* [Exercise aim]: Begin with the opening line of the records and extract each line through the one holding "const legLens = [128, 97];"; pictures are not part of the copy.
== Records for processing
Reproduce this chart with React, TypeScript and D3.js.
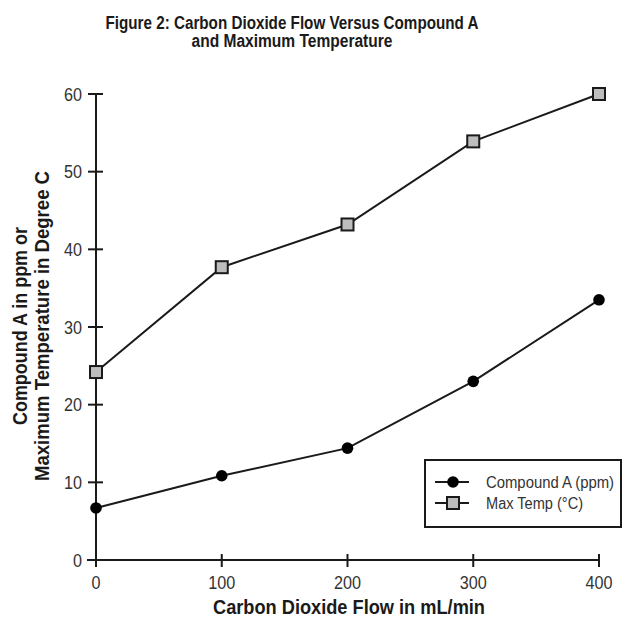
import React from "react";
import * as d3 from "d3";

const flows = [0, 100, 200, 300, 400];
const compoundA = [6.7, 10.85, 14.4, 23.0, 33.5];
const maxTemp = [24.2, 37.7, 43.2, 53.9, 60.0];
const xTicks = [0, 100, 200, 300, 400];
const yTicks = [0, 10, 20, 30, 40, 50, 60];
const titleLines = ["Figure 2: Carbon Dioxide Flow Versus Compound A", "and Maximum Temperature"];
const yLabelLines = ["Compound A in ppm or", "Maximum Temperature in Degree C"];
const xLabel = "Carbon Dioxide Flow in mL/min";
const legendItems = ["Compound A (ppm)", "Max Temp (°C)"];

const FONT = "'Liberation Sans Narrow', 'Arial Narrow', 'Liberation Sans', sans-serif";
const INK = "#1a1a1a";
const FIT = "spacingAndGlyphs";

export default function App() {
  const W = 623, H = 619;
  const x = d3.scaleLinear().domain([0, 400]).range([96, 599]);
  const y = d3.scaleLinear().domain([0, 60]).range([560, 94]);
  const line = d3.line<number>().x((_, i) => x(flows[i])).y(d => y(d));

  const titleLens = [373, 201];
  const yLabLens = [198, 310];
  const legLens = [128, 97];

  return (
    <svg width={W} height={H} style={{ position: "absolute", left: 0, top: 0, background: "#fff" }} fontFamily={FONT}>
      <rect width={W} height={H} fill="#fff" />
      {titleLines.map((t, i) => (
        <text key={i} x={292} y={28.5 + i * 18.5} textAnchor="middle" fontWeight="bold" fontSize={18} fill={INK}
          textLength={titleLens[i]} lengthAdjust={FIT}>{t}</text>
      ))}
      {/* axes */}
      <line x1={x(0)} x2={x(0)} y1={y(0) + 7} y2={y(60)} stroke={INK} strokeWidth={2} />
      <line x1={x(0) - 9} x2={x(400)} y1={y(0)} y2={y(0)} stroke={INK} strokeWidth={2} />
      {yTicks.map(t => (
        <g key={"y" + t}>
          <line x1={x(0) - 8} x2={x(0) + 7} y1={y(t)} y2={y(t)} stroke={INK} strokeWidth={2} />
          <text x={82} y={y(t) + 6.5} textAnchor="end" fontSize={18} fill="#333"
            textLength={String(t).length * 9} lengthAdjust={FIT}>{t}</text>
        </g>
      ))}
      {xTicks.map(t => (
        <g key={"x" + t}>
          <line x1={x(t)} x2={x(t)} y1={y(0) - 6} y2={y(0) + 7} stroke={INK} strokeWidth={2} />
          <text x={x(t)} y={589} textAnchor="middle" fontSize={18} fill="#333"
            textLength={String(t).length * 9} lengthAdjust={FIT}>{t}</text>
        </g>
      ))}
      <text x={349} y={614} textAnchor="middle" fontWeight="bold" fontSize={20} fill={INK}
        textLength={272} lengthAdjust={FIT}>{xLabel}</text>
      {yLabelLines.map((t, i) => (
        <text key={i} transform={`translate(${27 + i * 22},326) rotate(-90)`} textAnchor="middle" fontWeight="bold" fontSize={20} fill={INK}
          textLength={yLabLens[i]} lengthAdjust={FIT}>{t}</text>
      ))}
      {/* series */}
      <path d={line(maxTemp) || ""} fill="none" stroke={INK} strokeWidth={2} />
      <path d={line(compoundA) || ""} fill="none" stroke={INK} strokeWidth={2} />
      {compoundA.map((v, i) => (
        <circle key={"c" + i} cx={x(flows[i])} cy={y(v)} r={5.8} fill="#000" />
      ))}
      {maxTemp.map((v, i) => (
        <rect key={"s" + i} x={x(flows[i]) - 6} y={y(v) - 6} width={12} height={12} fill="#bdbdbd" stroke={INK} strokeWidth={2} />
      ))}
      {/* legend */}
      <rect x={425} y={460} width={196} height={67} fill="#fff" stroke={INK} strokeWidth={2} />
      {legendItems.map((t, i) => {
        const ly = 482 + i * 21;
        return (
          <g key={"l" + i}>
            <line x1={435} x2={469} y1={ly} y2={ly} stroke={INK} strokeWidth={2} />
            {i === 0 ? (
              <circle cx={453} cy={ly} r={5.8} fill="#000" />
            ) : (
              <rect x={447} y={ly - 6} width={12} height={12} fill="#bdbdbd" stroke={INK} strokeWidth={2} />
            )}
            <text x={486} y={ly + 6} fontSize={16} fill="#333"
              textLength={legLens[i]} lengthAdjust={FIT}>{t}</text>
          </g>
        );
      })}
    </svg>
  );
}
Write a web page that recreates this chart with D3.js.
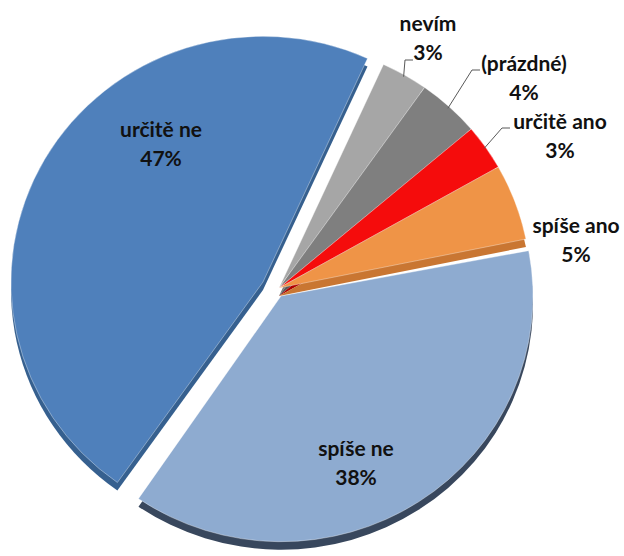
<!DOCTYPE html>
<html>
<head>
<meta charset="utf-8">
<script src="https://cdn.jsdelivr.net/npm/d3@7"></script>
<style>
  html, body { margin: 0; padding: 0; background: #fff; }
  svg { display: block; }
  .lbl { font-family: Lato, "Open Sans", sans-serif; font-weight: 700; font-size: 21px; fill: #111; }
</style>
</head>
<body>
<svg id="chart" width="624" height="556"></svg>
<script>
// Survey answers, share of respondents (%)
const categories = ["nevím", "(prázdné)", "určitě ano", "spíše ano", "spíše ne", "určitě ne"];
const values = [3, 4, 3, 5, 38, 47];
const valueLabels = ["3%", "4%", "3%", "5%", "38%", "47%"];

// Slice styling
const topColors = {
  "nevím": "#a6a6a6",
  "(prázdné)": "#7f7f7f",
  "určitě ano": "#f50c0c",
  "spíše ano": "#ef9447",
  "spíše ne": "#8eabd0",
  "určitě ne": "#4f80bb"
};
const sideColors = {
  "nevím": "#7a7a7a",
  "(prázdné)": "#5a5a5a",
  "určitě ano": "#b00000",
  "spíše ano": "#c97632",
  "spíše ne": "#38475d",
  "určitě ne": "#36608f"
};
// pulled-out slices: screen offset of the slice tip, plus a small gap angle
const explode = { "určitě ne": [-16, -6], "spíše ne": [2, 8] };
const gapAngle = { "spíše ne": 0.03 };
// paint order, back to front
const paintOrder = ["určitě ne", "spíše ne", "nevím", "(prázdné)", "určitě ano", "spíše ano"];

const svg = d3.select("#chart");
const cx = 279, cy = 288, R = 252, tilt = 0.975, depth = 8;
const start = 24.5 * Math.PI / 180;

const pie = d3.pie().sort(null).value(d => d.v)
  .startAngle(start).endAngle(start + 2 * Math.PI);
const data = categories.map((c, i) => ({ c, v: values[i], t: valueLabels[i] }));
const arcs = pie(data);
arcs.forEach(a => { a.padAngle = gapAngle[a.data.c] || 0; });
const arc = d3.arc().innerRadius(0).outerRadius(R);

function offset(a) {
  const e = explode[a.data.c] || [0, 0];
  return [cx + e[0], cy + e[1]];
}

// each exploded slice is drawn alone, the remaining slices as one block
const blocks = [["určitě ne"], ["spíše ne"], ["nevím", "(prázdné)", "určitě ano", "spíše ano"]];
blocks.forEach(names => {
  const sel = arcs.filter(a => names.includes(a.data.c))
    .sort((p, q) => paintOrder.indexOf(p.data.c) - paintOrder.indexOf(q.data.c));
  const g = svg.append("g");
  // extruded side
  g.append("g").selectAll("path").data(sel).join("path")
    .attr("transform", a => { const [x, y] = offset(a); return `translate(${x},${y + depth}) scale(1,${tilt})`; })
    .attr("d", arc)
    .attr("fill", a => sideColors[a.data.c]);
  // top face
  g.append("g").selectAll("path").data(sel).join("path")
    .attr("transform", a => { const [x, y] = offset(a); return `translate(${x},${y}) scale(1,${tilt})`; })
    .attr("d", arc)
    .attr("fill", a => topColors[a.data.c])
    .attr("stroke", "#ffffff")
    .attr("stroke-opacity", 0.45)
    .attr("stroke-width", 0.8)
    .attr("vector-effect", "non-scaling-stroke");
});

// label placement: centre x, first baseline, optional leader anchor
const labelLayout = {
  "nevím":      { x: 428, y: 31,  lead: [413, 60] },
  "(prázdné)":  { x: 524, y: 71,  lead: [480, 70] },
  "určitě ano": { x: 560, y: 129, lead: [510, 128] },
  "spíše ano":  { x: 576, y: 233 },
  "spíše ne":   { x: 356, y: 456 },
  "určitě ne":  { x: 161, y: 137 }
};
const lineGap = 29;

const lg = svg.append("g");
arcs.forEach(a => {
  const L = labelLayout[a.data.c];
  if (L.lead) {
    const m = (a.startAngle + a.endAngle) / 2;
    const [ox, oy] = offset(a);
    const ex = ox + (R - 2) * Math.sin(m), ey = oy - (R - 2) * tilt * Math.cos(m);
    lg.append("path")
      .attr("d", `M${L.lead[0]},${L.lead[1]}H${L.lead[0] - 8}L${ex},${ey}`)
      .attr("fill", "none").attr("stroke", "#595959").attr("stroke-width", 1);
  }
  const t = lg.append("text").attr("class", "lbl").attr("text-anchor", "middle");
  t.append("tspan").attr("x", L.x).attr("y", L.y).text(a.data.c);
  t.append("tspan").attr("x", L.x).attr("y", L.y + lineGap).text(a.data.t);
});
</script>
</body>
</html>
====
* [Reply to the exercise]:
Reproduce this chart with React, TypeScript and D3.js.
import React from "react";
import * as d3 from "d3";

const flows = [0, 100, 200, 300, 400];
const compoundA = [6.7, 10.85, 14.4, 23.0, 33.5];
const maxTemp = [24.2, 37.7, 43.2, 53.9, 60.0];
const xTicks = [0, 100, 200, 300, 400];
const yTicks = [0, 10, 20, 30, 40, 50, 60];
const titleLines = ["Figure 2: Carbon Dioxide Flow Versus Compound A", "and Maximum Temperature"];
const yLabelLines = ["Compound A in ppm or", "Maximum Temperature in Degree C"];
const xLabel = "Carbon Dioxide Flow in mL/min";
const legendItems = ["Compound A (ppm)", "Max Temp (°C)"];

const FONT = "'Liberation Sans Narrow', 'Arial Narrow', 'Liberation Sans', sans-serif";
const INK = "#1a1a1a";
const FIT = "spacingAndGlyphs";

export default function App() {
  const W = 623, H = 619;
  const x = d3.scaleLinear().domain([0, 400]).range([96, 599]);
  const y = d3.scaleLinear().domain([0, 60]).range([560, 94]);
  const line = d3.line<number>().x((_, i) => x(flows[i])).y(d => y(d));

  const titleLens = [373, 201];
  const yLabLens = [198, 310];
  const legLens = [128, 97];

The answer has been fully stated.